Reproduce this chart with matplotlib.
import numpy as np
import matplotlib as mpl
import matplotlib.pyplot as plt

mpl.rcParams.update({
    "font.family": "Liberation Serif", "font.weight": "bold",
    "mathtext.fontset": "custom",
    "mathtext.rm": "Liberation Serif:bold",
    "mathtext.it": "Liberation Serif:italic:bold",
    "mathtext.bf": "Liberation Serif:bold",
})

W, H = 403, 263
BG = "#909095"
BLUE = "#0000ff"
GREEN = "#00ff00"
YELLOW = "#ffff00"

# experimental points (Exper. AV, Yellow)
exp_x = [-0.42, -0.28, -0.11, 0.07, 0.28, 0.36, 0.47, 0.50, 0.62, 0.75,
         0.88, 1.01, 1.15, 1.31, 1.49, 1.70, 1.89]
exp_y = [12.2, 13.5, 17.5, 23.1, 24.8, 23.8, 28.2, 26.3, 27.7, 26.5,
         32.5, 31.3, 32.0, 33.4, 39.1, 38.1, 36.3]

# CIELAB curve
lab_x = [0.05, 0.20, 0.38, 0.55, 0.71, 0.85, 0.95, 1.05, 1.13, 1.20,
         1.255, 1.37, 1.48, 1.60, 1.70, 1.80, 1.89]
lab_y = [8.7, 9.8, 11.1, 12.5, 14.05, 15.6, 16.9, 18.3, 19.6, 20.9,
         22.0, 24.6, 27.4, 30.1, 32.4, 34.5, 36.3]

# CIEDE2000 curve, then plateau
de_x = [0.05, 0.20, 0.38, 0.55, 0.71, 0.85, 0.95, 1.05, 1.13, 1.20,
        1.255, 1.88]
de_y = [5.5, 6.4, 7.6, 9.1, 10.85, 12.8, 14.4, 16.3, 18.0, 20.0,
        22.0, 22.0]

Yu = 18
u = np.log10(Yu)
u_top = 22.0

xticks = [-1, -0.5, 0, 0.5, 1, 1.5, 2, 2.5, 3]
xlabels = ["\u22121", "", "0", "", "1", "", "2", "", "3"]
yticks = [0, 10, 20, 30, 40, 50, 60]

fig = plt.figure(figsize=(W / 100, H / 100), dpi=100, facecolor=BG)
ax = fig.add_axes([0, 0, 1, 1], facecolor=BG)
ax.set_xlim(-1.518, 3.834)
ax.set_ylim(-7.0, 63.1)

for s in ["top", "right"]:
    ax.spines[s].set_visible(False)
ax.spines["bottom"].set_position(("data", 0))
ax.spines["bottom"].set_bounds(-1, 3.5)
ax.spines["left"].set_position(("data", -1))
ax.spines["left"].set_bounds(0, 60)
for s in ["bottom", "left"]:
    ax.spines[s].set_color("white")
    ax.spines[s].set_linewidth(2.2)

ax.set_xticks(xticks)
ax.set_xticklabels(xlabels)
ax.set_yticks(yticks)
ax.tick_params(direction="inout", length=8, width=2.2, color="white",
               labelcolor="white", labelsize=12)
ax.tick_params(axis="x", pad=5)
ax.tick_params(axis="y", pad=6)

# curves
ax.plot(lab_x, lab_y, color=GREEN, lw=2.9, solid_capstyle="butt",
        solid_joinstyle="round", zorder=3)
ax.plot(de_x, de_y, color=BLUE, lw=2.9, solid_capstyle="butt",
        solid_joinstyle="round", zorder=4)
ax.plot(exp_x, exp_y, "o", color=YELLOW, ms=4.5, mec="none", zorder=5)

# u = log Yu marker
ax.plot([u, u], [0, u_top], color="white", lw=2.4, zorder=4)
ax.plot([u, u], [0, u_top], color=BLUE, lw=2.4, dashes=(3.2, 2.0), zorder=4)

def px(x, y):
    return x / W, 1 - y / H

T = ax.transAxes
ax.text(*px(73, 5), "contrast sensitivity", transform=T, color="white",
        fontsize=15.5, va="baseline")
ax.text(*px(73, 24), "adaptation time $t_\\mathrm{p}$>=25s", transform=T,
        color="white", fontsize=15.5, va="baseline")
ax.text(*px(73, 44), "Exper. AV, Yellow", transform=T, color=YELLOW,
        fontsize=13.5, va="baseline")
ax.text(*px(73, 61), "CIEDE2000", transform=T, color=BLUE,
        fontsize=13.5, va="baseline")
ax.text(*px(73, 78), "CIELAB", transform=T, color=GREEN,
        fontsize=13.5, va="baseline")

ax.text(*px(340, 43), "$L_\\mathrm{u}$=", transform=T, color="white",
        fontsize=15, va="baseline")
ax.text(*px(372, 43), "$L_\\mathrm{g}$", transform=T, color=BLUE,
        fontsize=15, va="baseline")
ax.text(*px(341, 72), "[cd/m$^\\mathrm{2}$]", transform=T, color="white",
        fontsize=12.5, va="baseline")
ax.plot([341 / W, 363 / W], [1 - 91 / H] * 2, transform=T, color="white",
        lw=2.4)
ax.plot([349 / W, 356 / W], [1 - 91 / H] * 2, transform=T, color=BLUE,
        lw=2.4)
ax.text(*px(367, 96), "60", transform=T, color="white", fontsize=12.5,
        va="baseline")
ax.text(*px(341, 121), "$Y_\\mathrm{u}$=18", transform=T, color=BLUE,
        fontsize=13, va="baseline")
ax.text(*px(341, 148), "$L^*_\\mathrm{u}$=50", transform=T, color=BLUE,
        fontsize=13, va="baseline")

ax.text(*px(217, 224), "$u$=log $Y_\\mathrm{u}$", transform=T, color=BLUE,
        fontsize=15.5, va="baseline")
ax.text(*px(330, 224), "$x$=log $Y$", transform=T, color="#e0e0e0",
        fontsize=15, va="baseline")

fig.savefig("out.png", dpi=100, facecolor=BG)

_THE TASK_
Your task is to repeat every line exactly.

_RESULT OF THE EXERCISE_
Reproduce this chart with matplotlib.
import numpy as np
import matplotlib as mpl
import matplotlib.pyplot as plt

mpl.rcParams.update({
    "font.family": "Liberation Serif", "font.weight": "bold",
    "mathtext.fontset": "custom",
    "mathtext.rm": "Liberation Serif:bold",
    "mathtext.it": "Liberation Serif:italic:bold",
    "mathtext.bf": "Liberation Serif:bold",
})

W, H = 403, 263
BG = "#909095"
BLUE = "#0000ff"
GREEN = "#00ff00"
YELLOW = "#ffff00"

# experimental points (Exper. AV, Yellow)
exp_x = [-0.42, -0.28, -0.11, 0.07, 0.28, 0.36, 0.47, 0.50, 0.62, 0.75,
         0.88, 1.01, 1.15, 1.31, 1.49, 1.70, 1.89]
exp_y = [12.2, 13.5, 17.5, 23.1, 24.8, 23.8, 28.2, 26.3, 27.7, 26.5,
         32.5, 31.3, 32.0, 33.4, 39.1, 38.1, 36.3]

# CIELAB curve
lab_x = [0.05, 0.20, 0.38, 0.55, 0.71, 0.85, 0.95, 1.05, 1.13, 1.20,
         1.255, 1.37, 1.48, 1.60, 1.70, 1.80, 1.89]
lab_y = [8.7, 9.8, 11.1, 12.5, 14.05, 15.6, 16.9, 18.3, 19.6, 20.9,
         22.0, 24.6, 27.4, 30.1, 32.4, 34.5, 36.3]

# CIEDE2000 curve, then plateau
de_x = [0.05, 0.20, 0.38, 0.55, 0.71, 0.85, 0.95, 1.05, 1.13, 1.20,
        1.255, 1.88]
de_y = [5.5, 6.4, 7.6, 9.1, 10.85, 12.8, 14.4, 16.3, 18.0, 20.0,
        22.0, 22.0]

Yu = 18
u = np.log10(Yu)
u_top = 22.0

xticks = [-1, -0.5, 0, 0.5, 1, 1.5, 2, 2.5, 3]
xlabels = ["\u22121", "", "0", "", "1", "", "2", "", "3"]
yticks = [0, 10, 20, 30, 40, 50, 60]

fig = plt.figure(figsize=(W / 100, H / 100), dpi=100, facecolor=BG)
ax = fig.add_axes([0, 0, 1, 1], facecolor=BG)
ax.set_xlim(-1.518, 3.834)
ax.set_ylim(-7.0, 63.1)

for s in ["top", "right"]:
    ax.spines[s].set_visible(False)
ax.spines["bottom"].set_position(("data", 0))
ax.spines["bottom"].set_bounds(-1, 3.5)
ax.spines["left"].set_position(("data", -1))
ax.spines["left"].set_bounds(0, 60)
for s in ["bottom", "left"]:
    ax.spines[s].set_color("white")
    ax.spines[s].set_linewidth(2.2)

ax.set_xticks(xticks)
ax.set_xticklabels(xlabels)
ax.set_yticks(yticks)
ax.tick_params(direction="inout", length=8, width=2.2, color="white",
               labelcolor="white", labelsize=12)
ax.tick_params(axis="x", pad=5)
ax.tick_params(axis="y", pad=6)

# curves
ax.plot(lab_x, lab_y, color=GREEN, lw=2.9, solid_capstyle="butt",
        solid_joinstyle="round", zorder=3)
ax.plot(de_x, de_y, color=BLUE, lw=2.9, solid_capstyle="butt",
        solid_joinstyle="round", zorder=4)
ax.plot(exp_x, exp_y, "o", color=YELLOW, ms=4.5, mec="none", zorder=5)

# u = log Yu marker
ax.plot([u, u], [0, u_top], color="white", lw=2.4, zorder=4)
ax.plot([u, u], [0, u_top], color=BLUE, lw=2.4, dashes=(3.2, 2.0), zorder=4)

def px(x, y):
    return x / W, 1 - y / H

T = ax.transAxes
ax.text(*px(73, 5), "contrast sensitivity", transform=T, color="white",
        fontsize=15.5, va="baseline")
ax.text(*px(73, 24), "adaptation time $t_\\mathrm{p}$>=25s", transform=T,
        color="white", fontsize=15.5, va="baseline")
ax.text(*px(73, 44), "Exper. AV, Yellow", transform=T, color=YELLOW,
        fontsize=13.5, va="baseline")
ax.text(*px(73, 61), "CIEDE2000", transform=T, color=BLUE,
        fontsize=13.5, va="baseline")
ax.text(*px(73, 78), "CIELAB", transform=T, color=GREEN,
        fontsize=13.5, va="baseline")

ax.text(*px(340, 43), "$L_\\mathrm{u}$=", transform=T, color="white",
        fontsize=15, va="baseline")
ax.text(*px(372, 43), "$L_\\mathrm{g}$", transform=T, color=BLUE,
        fontsize=15, va="baseline")
ax.text(*px(341, 72), "[cd/m$^\\mathrm{2}$]", transform=T, color="white",
        fontsize=12.5, va="baseline")
ax.plot([341 / W, 363 / W], [1 - 91 / H] * 2, transform=T, color="white",
        lw=2.4)
ax.plot([349 / W, 356 / W], [1 - 91 / H] * 2, transform=T, color=BLUE,
        lw=2.4)
ax.text(*px(367, 96), "60", transform=T, color="white", fontsize=12.5,
        va="baseline")
ax.text(*px(341, 121), "$Y_\\mathrm{u}$=18", transform=T, color=BLUE,
        fontsize=13, va="baseline")
ax.text(*px(341, 148), "$L^*_\\mathrm{u}$=50", transform=T, color=BLUE,
        fontsize=13, va="baseline")

ax.text(*px(217, 224), "$u$=log $Y_\\mathrm{u}$", transform=T, color=BLUE,
        fontsize=15.5, va="baseline")
ax.text(*px(330, 224), "$x$=log $Y$", transform=T, color="#e0e0e0",
        fontsize=15, va="baseline")

fig.savefig("out.png", dpi=100, facecolor=BG)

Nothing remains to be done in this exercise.